For the experiment, Krishnan used 15 hand-written tasks, five coding, five reasoning, five synthesis, to cover the main things we want frontier model systems to do. He ran a strong model alone as the base case. Then a hub that split work into subtasks, sent those to three workers, got answers back, red-teamed, and revised. Then a market that let three models bid for each task, picked a winner, judged the answer, and updated reputation across the run.

The market averaged 7.2 out of 10 at a total cost of $1.34. Solo averaged 7.2 and cost $1.69. Hub and spoke averaged 6.7 and cost $5.33. Markets beat hierarchy here.

It depends on the task

Look at the subsets and the picture sharpens. In coding, the solo model won most tasks. These problems rewarded one continuous line of thought. A model had to hold the whole class, the edge cases, the invariants, and the exact behavior in one place. Hub and spoke helped most on the one task that naturally broke apart, a refactor where one worker could clean validation, another the discount logic, another the result assembly. The market hurt itself on code through bad routing, sending most work to a single model and leaving some runs unfilled.

Reasoning cut the other way, and the market won clearly. A brittle reasoning problem does not reward elegant decomposition. It needs independent attempts, failure detection, and retries. The right answer to the hardest problem showed up only in the market runs, because a bad first answer does not end the run when another worker can take a shot. Synthesis sat in the ambiguous middle, where framing and noticing omissions mattered, and the market showed its benefits there too.

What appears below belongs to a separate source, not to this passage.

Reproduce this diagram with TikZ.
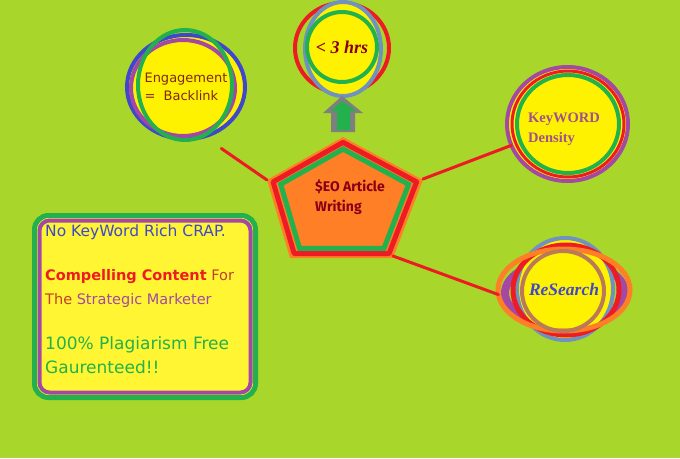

Markets beat managers when the value of independent retry exceeds the value of orchestrated coherence.

There is a deeper oddity here. In earlier work on how models behave inside markets, they turned out to be terrible at judging their own ability and at bidding on it. They lack self knowledge. Some are overconfident, some underconfident, and none are good at predicting what it will take to solve a problem. And yet, put together, they are still useful against other setups, as long as they bring enough diversity, the ability to have a fresh model try a task after another one has failed.

Why does that diversity exist at all? Models are trained in similar ways, sometimes by the same people across companies, but the cumulative effect of training makes them different enough that they perform differently on problems that look alike.

Agents are not employees

We are used to imagining the multi-agent future as a version of our own companies, just autonomous. Hub and spoke feels normal because it looks like an org chart. Managers, workers, review, revision. It is comforting and familiar. But it does not hold, because AI agents are not like human agents.

Models are not just models anymore either. They have memories, tools, scaffolds, and execution traces. Choosing which model plus scaffold plus memory plus tool stack to use is not a trivial choice, which means delegating to the right one is not trivial either. The hub is not simply a manager. Before any worker can solve anything, the hub has to know what the subtasks are and what good recomposition looks like. Get either step wrong and the workers can each be competent while the final answer gets worse. That is exactly what happened. Hub and spoke did best only when the tasks were cleanly decomposable.

With people, markets work because each of us holds local information that a price signal can pull out. We have private lives and knowledge that cannot be easily shared. Models start each run effectively the same. They change according to their prompts, and in the agentic world those prompts change them further as they act and fill their context differently. The harnesses they prefer, the memories they write, the lookups they run, the small variations in prompts all cause their behavior to diverge over time.

Which is why markets become a real necessity once we reach continual learning, and even before that as models specialize. For now the market is the underpowered version of itself, a bartering shantytown rather than a modern city, because the agents are still bad at knowing how to bid. The results showed up despite that handicap. As everyone from the big labs to the coding tools tries to work out the best way to set this up, they could stand to learn a little from how economists think about it. Coase needs Hayek here.